Second, while Garfield speaks about markets being too fragmented to support hyperlocal news, he also notes that advertising will coalesce around one entity (local TV, public radio, or the local newspaper) that wins all the marbles. In this sense, he isn’t necessarily saying that hyperlocal is dead, but rather that one entity will ultimately need to cater to its market’s hyperlocal audiences.

I suggest that the winner will simply be the news outlet that effectively captures the online medium.

Newspapers,  TV, and radio all have limitations. Newsprint is a static, fixed medium. Television and radio are not suited to browsing  and “on demand” content. Radio today is typically delivered to automobiles, while TV is delivered primarily to the home.

But online content is ubiquitous, searchable, available on-demand, and supports the full range of multimedia. It is print, TV, and radio all rolled up into one. And it can be carried in your pocket on a smartphone (not to mention the popular tablet form). Moreover, mobile news media can be coupled with effective advertising, like coupons, business directories, and restaurant guides, that also fit into your consumer’s pocket.

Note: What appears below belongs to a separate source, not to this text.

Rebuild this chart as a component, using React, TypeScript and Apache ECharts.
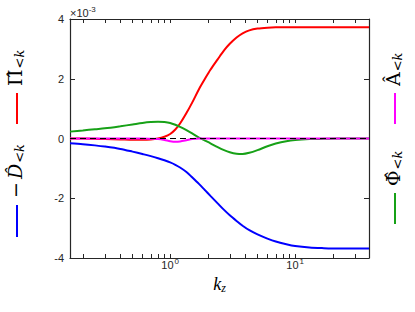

For newspapers, this means mastering video and sound, as well as digital delivery methods. Newspapers have a great opportunity here: they typically produce more news story content, and can give voice to more hyperlocal content, than TV and radio, using more portable and more searchable media. 

Newspapers have assets that could position them well ahead of the competition, if they translate these assets effectively to online:

  1. News is among the most valuable online content (behind perhaps entertainment and pornography). Consumers spend a comparatively large amount of time on news properties, and return frequently.
  2. Newspapers have customers—tens of thousands of them. And in the case of subscription-based papers, they might even know who they are. Thousands of local consumers would likely sign up for a newspaper’s email-based newsletter, turning them into valuable advertising assets (“well-qualified local business leads”).
  3. Newspapers have advertisers—rolodexes full of them. While print advertising may be down, local newspapers know a lot of the business advertisers in their local area. They just need new advertising products to sell them.
  4. Newspapers are recognised brands. In many cases, the newspaper has served that community for generations. They are a trusted name, and as one Newspaper Association of America study indicates (which we’ll discuss in an upcoming posting), a trusted sales medium.

It’s easy to take a “gloom and doom” tone when speaking about newspapers, but in a world where content is king, and change happens with a mouse click (or a finger-tap), the digitally-powered newspaper agency can rise again.